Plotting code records
## begin

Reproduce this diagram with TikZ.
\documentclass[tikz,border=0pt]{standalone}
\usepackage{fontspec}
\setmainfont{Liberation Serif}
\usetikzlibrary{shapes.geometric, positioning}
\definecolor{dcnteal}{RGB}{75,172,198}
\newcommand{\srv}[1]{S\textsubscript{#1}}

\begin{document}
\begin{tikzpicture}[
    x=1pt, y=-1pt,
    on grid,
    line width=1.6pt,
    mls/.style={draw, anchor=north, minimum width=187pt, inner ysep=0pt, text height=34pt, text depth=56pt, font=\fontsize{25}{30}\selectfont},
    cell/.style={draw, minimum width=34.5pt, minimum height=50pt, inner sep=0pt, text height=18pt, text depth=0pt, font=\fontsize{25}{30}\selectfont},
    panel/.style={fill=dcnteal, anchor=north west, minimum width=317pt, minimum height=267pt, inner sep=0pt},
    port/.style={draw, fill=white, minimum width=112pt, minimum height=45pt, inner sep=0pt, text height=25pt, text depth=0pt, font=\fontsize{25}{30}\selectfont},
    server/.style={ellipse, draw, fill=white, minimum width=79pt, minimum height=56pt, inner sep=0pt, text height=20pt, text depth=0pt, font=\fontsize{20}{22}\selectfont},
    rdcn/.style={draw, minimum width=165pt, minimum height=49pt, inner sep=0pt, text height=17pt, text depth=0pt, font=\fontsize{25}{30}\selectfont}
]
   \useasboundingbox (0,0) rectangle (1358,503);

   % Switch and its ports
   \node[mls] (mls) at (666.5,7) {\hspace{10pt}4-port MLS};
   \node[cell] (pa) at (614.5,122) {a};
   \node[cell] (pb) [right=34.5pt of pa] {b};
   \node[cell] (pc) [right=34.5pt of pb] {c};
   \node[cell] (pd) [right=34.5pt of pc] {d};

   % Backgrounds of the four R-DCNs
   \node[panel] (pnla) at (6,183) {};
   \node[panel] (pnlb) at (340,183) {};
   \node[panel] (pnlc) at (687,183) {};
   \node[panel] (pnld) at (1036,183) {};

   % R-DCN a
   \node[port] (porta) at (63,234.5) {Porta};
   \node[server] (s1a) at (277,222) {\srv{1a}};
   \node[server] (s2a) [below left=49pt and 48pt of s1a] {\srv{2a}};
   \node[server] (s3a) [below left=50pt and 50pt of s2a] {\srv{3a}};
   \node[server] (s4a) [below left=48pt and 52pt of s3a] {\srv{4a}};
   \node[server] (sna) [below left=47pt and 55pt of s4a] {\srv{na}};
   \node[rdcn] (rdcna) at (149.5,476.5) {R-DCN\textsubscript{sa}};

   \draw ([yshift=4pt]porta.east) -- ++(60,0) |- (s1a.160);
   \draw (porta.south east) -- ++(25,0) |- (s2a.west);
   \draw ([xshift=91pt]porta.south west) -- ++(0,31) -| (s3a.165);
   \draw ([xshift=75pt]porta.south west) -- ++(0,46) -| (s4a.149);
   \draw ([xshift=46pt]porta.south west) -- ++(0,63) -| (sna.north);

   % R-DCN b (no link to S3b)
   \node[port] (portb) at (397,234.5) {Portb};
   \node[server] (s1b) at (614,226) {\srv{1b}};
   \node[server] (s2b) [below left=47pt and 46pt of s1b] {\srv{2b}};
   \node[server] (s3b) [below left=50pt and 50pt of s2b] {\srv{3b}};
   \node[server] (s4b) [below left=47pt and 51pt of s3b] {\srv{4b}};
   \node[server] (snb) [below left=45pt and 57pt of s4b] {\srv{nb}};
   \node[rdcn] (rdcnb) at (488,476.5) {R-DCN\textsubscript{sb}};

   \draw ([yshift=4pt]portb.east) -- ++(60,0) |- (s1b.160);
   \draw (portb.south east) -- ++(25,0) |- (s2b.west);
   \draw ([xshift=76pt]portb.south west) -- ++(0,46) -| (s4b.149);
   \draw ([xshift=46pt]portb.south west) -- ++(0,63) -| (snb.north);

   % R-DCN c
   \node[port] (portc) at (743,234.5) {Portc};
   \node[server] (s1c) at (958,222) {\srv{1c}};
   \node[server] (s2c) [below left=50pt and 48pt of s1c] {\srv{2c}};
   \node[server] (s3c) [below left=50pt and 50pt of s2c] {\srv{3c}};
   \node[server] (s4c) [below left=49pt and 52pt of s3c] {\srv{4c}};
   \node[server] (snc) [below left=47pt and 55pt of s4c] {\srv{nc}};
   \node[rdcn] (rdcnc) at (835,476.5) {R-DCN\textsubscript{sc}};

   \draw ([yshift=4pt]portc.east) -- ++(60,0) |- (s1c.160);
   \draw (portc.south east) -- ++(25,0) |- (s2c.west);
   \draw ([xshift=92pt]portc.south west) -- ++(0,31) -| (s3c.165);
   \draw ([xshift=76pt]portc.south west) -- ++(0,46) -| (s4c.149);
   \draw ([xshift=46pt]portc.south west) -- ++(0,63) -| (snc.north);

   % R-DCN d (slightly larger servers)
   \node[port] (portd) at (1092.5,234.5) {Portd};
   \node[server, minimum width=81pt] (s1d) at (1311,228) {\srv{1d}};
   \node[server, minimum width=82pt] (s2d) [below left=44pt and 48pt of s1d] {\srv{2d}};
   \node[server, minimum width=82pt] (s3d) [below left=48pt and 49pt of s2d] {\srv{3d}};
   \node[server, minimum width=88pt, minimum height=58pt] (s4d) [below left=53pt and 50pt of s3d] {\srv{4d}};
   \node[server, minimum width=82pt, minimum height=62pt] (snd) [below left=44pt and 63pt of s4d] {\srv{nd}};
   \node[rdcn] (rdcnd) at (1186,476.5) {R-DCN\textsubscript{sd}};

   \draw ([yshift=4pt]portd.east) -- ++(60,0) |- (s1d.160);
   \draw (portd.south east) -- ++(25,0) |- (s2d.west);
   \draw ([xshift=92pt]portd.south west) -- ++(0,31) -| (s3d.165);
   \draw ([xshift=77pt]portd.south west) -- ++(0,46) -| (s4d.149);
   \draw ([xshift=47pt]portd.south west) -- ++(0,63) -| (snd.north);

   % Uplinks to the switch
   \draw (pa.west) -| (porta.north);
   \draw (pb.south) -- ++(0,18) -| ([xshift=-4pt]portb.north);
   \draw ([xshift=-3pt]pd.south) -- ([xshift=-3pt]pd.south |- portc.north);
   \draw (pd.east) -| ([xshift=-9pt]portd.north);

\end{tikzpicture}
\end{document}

## end
## begin

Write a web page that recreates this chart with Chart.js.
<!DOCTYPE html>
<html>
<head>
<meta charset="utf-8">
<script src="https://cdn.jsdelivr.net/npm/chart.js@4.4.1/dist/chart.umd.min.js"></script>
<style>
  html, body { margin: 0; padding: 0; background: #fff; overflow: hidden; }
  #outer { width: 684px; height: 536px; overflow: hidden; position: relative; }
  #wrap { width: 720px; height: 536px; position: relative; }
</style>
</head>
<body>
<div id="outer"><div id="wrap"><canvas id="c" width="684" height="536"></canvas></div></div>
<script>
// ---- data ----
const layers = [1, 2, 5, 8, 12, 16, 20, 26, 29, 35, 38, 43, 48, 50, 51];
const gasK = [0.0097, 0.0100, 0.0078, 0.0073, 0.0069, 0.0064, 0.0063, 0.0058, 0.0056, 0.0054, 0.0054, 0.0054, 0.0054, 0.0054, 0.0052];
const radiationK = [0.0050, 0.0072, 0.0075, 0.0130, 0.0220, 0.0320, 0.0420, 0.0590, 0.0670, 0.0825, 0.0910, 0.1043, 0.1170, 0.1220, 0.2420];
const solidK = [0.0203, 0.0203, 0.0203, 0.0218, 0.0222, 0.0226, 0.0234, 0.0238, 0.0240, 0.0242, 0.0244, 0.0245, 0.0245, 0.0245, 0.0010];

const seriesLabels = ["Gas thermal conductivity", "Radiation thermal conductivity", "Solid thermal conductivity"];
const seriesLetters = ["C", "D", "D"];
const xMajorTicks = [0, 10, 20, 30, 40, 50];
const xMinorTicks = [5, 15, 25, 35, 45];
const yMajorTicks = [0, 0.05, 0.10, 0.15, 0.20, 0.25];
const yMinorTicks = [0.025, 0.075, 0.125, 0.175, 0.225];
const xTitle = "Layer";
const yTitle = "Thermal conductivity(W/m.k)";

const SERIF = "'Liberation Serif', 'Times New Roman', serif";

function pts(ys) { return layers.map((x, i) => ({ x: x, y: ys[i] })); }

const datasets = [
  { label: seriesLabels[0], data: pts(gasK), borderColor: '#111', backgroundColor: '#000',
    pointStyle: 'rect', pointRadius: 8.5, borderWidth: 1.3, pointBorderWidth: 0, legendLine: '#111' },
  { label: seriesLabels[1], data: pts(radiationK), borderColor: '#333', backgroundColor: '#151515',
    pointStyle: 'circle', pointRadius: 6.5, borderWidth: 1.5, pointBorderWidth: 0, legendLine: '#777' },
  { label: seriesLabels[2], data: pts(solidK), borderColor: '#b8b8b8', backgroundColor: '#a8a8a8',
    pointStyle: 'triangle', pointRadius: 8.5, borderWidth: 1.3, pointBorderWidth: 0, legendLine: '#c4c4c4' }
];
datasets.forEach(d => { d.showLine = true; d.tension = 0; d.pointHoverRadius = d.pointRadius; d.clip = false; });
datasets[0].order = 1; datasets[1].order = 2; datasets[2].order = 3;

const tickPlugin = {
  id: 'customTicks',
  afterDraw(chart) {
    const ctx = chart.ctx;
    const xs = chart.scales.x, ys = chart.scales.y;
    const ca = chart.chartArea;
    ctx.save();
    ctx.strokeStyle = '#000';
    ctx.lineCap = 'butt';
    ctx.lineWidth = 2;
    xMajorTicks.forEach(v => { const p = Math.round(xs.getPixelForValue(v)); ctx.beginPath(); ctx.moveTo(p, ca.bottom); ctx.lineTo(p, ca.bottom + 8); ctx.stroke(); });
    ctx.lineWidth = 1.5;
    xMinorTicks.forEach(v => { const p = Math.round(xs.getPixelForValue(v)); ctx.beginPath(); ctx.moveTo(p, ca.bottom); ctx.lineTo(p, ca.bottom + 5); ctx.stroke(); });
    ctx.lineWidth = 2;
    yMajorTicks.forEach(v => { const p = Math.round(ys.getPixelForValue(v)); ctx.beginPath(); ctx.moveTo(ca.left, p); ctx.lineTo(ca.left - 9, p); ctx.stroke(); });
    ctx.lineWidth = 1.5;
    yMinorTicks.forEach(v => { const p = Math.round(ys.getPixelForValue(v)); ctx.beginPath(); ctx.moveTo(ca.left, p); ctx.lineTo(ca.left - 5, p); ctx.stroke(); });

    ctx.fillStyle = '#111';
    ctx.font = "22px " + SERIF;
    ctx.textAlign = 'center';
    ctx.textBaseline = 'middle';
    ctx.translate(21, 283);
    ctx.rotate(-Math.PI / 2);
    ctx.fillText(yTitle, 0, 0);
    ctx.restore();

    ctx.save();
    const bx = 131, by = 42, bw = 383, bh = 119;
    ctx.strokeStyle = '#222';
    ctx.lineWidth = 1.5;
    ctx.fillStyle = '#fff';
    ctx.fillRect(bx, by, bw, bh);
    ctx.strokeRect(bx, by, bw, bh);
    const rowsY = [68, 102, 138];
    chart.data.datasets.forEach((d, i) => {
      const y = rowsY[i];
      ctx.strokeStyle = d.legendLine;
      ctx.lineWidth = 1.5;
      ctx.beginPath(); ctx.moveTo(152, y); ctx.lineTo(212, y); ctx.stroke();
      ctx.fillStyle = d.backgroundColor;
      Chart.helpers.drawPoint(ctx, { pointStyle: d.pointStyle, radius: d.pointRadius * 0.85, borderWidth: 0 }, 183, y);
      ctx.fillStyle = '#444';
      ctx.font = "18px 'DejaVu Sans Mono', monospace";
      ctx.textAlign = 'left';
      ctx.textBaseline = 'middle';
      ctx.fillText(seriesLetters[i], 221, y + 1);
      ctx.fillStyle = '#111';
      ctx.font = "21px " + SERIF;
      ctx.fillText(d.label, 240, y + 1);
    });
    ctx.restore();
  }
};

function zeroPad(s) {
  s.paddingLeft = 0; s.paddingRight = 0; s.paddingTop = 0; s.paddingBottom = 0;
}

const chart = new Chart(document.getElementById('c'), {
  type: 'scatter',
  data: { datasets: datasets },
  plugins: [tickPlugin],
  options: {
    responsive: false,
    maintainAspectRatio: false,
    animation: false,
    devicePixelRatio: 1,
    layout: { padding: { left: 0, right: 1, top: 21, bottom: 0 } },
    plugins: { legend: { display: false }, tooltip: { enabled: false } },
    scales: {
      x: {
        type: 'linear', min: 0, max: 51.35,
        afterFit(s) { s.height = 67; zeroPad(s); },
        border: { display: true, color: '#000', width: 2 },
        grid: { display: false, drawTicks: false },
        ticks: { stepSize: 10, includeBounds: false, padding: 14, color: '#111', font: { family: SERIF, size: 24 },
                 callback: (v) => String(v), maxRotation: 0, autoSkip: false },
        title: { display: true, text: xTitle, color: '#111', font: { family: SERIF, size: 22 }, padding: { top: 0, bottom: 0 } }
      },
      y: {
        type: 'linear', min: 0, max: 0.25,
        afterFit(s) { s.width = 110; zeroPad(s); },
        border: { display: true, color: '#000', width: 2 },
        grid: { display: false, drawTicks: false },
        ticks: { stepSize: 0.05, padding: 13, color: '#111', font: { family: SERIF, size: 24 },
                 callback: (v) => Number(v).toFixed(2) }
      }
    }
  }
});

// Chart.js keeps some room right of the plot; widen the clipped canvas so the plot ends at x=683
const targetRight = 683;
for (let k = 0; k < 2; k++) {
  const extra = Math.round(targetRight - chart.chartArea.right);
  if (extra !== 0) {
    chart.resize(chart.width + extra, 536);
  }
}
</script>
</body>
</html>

## end
## begin

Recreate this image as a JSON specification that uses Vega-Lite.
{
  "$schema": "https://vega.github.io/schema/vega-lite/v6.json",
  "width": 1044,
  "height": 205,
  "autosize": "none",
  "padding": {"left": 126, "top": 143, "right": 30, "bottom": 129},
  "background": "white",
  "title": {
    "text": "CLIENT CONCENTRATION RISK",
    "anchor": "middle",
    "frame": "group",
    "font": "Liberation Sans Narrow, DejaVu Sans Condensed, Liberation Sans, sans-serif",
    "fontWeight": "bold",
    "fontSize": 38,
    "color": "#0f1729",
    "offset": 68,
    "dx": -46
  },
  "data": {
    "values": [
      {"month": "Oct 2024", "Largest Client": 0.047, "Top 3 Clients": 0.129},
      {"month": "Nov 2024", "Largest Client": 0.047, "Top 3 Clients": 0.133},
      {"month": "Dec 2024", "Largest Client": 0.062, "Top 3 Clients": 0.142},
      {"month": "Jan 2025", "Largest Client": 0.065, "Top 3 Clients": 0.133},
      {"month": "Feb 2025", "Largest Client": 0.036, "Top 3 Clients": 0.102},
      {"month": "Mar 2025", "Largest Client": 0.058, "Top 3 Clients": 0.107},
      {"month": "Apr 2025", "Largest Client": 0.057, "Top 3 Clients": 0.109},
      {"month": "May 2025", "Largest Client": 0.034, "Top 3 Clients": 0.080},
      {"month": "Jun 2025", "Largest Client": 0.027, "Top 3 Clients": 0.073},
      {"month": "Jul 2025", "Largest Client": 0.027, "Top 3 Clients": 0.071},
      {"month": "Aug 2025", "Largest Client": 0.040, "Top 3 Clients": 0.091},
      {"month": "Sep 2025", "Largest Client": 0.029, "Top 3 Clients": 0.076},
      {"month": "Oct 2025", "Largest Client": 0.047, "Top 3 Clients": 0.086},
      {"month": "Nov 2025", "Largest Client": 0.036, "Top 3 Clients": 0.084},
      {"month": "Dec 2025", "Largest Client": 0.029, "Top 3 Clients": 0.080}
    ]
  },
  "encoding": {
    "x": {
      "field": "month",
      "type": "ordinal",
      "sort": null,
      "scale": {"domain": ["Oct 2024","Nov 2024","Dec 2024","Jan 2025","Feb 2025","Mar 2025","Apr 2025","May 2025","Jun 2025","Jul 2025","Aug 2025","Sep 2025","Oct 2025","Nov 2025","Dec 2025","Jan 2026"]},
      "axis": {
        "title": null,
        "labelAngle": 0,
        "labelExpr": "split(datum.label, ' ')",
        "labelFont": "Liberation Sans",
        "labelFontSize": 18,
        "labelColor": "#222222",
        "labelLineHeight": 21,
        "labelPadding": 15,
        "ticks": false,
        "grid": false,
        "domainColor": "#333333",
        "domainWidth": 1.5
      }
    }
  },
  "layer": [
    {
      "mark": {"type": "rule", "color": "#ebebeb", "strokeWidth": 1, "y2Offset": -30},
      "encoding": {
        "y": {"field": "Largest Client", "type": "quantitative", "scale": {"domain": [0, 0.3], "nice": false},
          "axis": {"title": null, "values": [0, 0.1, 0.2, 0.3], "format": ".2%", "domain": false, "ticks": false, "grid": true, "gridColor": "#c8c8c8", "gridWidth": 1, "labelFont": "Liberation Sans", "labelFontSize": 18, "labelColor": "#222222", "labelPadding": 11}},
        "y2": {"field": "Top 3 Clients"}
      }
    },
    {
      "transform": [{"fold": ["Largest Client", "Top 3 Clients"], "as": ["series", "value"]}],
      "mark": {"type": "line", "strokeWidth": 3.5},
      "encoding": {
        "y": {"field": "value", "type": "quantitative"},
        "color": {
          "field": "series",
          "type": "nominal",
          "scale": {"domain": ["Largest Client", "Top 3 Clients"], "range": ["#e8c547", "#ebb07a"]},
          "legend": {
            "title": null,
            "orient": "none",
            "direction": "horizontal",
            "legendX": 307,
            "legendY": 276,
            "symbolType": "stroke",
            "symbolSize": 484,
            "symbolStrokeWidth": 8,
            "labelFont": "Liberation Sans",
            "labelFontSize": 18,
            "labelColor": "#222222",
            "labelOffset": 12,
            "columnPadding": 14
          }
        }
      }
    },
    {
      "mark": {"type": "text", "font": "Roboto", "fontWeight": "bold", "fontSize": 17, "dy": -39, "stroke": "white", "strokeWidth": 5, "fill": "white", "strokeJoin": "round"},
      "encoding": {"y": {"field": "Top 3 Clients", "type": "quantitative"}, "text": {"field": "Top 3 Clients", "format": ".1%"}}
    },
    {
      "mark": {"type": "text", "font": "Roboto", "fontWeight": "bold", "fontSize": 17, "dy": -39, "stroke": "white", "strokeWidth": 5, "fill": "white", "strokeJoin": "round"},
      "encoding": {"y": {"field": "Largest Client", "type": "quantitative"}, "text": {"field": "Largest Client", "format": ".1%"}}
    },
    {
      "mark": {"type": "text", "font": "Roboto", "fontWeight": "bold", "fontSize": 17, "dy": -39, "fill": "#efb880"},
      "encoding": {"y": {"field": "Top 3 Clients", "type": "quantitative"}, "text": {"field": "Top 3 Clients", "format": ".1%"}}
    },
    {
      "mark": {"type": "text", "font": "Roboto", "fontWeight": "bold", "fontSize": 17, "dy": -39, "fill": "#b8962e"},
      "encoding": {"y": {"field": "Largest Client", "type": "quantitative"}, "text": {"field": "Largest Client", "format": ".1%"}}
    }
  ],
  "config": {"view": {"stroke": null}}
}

## end

From the records above, transcribe without alteration every line from the one with "Reproduce this diagram with TikZ." to the one with "(pd) [right=34.5pt of", inclusive.

Reproduce this diagram with TikZ.
\documentclass[tikz,border=0pt]{standalone}
\usepackage{fontspec}
\setmainfont{Liberation Serif}
\usetikzlibrary{shapes.geometric, positioning}
\definecolor{dcnteal}{RGB}{75,172,198}
\newcommand{\srv}[1]{S\textsubscript{#1}}

\begin{document}
\begin{tikzpicture}[
    x=1pt, y=-1pt,
    on grid,
    line width=1.6pt,
    mls/.style={draw, anchor=north, minimum width=187pt, inner ysep=0pt, text height=34pt, text depth=56pt, font=\fontsize{25}{30}\selectfont},
    cell/.style={draw, minimum width=34.5pt, minimum height=50pt, inner sep=0pt, text height=18pt, text depth=0pt, font=\fontsize{25}{30}\selectfont},
    panel/.style={fill=dcnteal, anchor=north west, minimum width=317pt, minimum height=267pt, inner sep=0pt},
    port/.style={draw, fill=white, minimum width=112pt, minimum height=45pt, inner sep=0pt, text height=25pt, text depth=0pt, font=\fontsize{25}{30}\selectfont},
    server/.style={ellipse, draw, fill=white, minimum width=79pt, minimum height=56pt, inner sep=0pt, text height=20pt, text depth=0pt, font=\fontsize{20}{22}\selectfont},
    rdcn/.style={draw, minimum width=165pt, minimum height=49pt, inner sep=0pt, text height=17pt, text depth=0pt, font=\fontsize{25}{30}\selectfont}
]
   \useasboundingbox (0,0) rectangle (1358,503);

   % Switch and its ports
   \node[mls] (mls) at (666.5,7) {\hspace{10pt}4-port MLS};
   \node[cell] (pa) at (614.5,122) {a};
   \node[cell] (pb) [right=34.5pt of pa] {b};
   \node[cell] (pc) [right=34.5pt of pb] {c};
   \node[cell] (pd) [right=34.5pt of pc] {d};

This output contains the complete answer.